Leave out the pictures and copy everything else below exactly.

--- START ---

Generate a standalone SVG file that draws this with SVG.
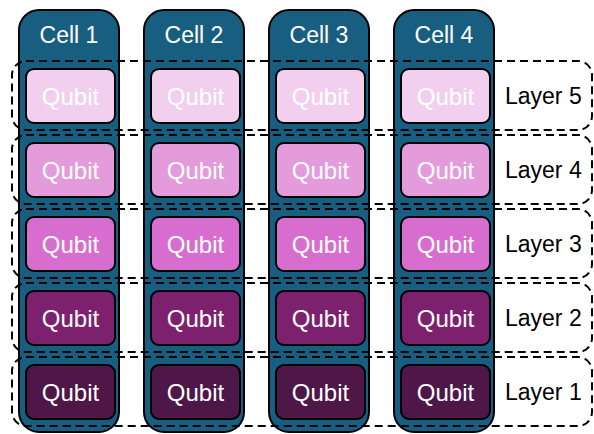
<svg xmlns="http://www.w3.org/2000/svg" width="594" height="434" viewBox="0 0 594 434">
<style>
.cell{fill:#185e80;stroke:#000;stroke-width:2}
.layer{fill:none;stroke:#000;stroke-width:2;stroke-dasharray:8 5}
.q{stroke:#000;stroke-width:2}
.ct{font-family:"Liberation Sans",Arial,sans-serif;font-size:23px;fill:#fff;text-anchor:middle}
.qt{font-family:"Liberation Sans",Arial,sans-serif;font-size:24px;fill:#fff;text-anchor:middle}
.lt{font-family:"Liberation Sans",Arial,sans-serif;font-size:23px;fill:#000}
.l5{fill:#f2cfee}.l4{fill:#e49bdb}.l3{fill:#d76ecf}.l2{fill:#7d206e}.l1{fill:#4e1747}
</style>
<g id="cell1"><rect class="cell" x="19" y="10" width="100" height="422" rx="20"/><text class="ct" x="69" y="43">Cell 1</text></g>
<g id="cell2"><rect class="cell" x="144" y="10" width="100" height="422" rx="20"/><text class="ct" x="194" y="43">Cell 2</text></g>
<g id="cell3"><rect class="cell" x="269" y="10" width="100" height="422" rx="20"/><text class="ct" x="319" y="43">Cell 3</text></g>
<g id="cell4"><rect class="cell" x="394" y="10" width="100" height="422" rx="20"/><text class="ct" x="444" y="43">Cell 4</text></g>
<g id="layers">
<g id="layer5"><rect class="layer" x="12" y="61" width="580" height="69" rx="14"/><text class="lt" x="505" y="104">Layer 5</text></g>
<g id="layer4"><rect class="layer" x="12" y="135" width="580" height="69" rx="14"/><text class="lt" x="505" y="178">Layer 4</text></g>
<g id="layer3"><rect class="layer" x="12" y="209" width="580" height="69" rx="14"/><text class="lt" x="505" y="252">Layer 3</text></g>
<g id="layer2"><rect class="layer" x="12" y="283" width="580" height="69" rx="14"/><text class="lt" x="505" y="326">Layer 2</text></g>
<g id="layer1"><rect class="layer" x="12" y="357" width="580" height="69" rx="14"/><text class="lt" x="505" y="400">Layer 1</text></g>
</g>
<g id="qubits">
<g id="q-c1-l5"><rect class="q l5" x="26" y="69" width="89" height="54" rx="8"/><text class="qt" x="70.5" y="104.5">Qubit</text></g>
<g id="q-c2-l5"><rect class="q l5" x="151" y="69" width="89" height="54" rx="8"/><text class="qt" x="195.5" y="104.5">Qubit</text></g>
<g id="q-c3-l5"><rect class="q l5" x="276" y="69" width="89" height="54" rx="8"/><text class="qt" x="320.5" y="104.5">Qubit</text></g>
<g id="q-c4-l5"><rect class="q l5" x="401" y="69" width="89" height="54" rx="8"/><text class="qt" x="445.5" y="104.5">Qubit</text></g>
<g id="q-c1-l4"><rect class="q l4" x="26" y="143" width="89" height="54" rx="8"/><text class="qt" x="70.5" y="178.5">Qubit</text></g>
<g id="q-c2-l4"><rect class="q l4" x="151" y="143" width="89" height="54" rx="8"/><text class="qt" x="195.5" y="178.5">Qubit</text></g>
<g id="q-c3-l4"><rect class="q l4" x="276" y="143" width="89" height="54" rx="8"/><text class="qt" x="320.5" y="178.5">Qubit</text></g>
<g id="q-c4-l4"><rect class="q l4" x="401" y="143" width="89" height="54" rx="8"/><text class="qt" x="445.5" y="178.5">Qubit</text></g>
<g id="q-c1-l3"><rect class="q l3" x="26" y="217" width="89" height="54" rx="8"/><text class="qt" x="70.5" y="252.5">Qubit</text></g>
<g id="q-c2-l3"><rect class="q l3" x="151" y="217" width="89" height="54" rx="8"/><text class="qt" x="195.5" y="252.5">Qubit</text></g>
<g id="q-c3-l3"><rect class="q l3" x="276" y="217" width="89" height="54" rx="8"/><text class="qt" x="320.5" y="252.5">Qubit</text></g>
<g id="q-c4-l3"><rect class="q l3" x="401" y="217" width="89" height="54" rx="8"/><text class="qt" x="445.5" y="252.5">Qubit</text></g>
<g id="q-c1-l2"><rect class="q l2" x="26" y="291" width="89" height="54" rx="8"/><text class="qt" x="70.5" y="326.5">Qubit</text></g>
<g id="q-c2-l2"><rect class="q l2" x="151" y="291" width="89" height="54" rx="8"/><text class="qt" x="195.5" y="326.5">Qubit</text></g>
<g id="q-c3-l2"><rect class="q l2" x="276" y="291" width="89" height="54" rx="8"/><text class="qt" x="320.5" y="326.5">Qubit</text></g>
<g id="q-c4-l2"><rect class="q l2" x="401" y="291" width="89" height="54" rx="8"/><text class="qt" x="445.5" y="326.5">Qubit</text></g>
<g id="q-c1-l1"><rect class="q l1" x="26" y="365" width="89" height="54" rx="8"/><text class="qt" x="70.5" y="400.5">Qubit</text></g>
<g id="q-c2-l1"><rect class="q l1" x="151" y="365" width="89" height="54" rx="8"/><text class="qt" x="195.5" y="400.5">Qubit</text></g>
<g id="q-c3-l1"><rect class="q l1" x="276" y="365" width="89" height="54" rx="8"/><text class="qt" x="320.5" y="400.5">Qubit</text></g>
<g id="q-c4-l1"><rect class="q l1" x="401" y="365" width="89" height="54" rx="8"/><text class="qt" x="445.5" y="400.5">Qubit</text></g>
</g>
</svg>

--- END ---

• Final result
Generate a standalone SVG file that draws this with SVG.
<svg xmlns="http://www.w3.org/2000/svg" width="594" height="434" viewBox="0 0 594 434">
<style>
.cell{fill:#185e80;stroke:#000;stroke-width:2}
.layer{fill:none;stroke:#000;stroke-width:2;stroke-dasharray:8 5}
.q{stroke:#000;stroke-width:2}
.ct{font-family:"Liberation Sans",Arial,sans-serif;font-size:23px;fill:#fff;text-anchor:middle}
.qt{font-family:"Liberation Sans",Arial,sans-serif;font-size:24px;fill:#fff;text-anchor:middle}
.lt{font-family:"Liberation Sans",Arial,sans-serif;font-size:23px;fill:#000}
.l5{fill:#f2cfee}.l4{fill:#e49bdb}.l3{fill:#d76ecf}.l2{fill:#7d206e}.l1{fill:#4e1747}
</style>
<g id="cell1"><rect class="cell" x="19" y="10" width="100" height="422" rx="20"/><text class="ct" x="69" y="43">Cell 1</text></g>
<g id="cell2"><rect class="cell" x="144" y="10" width="100" height="422" rx="20"/><text class="ct" x="194" y="43">Cell 2</text></g>
<g id="cell3"><rect class="cell" x="269" y="10" width="100" height="422" rx="20"/><text class="ct" x="319" y="43">Cell 3</text></g>
<g id="cell4"><rect class="cell" x="394" y="10" width="100" height="422" rx="20"/><text class="ct" x="444" y="43">Cell 4</text></g>
<g id="layers">
<g id="layer5"><rect class="layer" x="12" y="61" width="580" height="69" rx="14"/><text class="lt" x="505" y="104">Layer 5</text></g>
<g id="layer4"><rect class="layer" x="12" y="135" width="580" height="69" rx="14"/><text class="lt" x="505" y="178">Layer 4</text></g>
<g id="layer3"><rect class="layer" x="12" y="209" width="580" height="69" rx="14"/><text class="lt" x="505" y="252">Layer 3</text></g>
<g id="layer2"><rect class="layer" x="12" y="283" width="580" height="69" rx="14"/><text class="lt" x="505" y="326">Layer 2</text></g>
<g id="layer1"><rect class="layer" x="12" y="357" width="580" height="69" rx="14"/><text class="lt" x="505" y="400">Layer 1</text></g>
</g>
<g id="qubits">
<g id="q-c1-l5"><rect class="q l5" x="26" y="69" width="89" height="54" rx="8"/><text class="qt" x="70.5" y="104.5">Qubit</text></g>
<g id="q-c2-l5"><rect class="q l5" x="151" y="69" width="89" height="54" rx="8"/><text class="qt" x="195.5" y="104.5">Qubit</text></g>
<g id="q-c3-l5"><rect class="q l5" x="276" y="69" width="89" height="54" rx="8"/><text class="qt" x="320.5" y="104.5">Qubit</text></g>
<g id="q-c4-l5"><rect class="q l5" x="401" y="69" width="89" height="54" rx="8"/><text class="qt" x="445.5" y="104.5">Qubit</text></g>
<g id="q-c1-l4"><rect class="q l4" x="26" y="143" width="89" height="54" rx="8"/><text class="qt" x="70.5" y="178.5">Qubit</text></g>
<g id="q-c2-l4"><rect class="q l4" x="151" y="143" width="89" height="54" rx="8"/><text class="qt" x="195.5" y="178.5">Qubit</text></g>
<g id="q-c3-l4"><rect class="q l4" x="276" y="143" width="89" height="54" rx="8"/><text class="qt" x="320.5" y="178.5">Qubit</text></g>
<g id="q-c4-l4"><rect class="q l4" x="401" y="143" width="89" height="54" rx="8"/><text class="qt" x="445.5" y="178.5">Qubit</text></g>
<g id="q-c1-l3"><rect class="q l3" x="26" y="217" width="89" height="54" rx="8"/><text class="qt" x="70.5" y="252.5">Qubit</text></g>
<g id="q-c2-l3"><rect class="q l3" x="151" y="217" width="89" height="54" rx="8"/><text class="qt" x="195.5" y="252.5">Qubit</text></g>
<g id="q-c3-l3"><rect class="q l3" x="276" y="217" width="89" height="54" rx="8"/><text class="qt" x="320.5" y="252.5">Qubit</text></g>
<g id="q-c4-l3"><rect class="q l3" x="401" y="217" width="89" height="54" rx="8"/><text class="qt" x="445.5" y="252.5">Qubit</text></g>
<g id="q-c1-l2"><rect class="q l2" x="26" y="291" width="89" height="54" rx="8"/><text class="qt" x="70.5" y="326.5">Qubit</text></g>
<g id="q-c2-l2"><rect class="q l2" x="151" y="291" width="89" height="54" rx="8"/><text class="qt" x="195.5" y="326.5">Qubit</text></g>
<g id="q-c3-l2"><rect class="q l2" x="276" y="291" width="89" height="54" rx="8"/><text class="qt" x="320.5" y="326.5">Qubit</text></g>
<g id="q-c4-l2"><rect class="q l2" x="401" y="291" width="89" height="54" rx="8"/><text class="qt" x="445.5" y="326.5">Qubit</text></g>
<g id="q-c1-l1"><rect class="q l1" x="26" y="365" width="89" height="54" rx="8"/><text class="qt" x="70.5" y="400.5">Qubit</text></g>
<g id="q-c2-l1"><rect class="q l1" x="151" y="365" width="89" height="54" rx="8"/><text class="qt" x="195.5" y="400.5">Qubit</text></g>
<g id="q-c3-l1"><rect class="q l1" x="276" y="365" width="89" height="54" rx="8"/><text class="qt" x="320.5" y="400.5">Qubit</text></g>
<g id="q-c4-l1"><rect class="q l1" x="401" y="365" width="89" height="54" rx="8"/><text class="qt" x="445.5" y="400.5">Qubit</text></g>
</g>
</svg>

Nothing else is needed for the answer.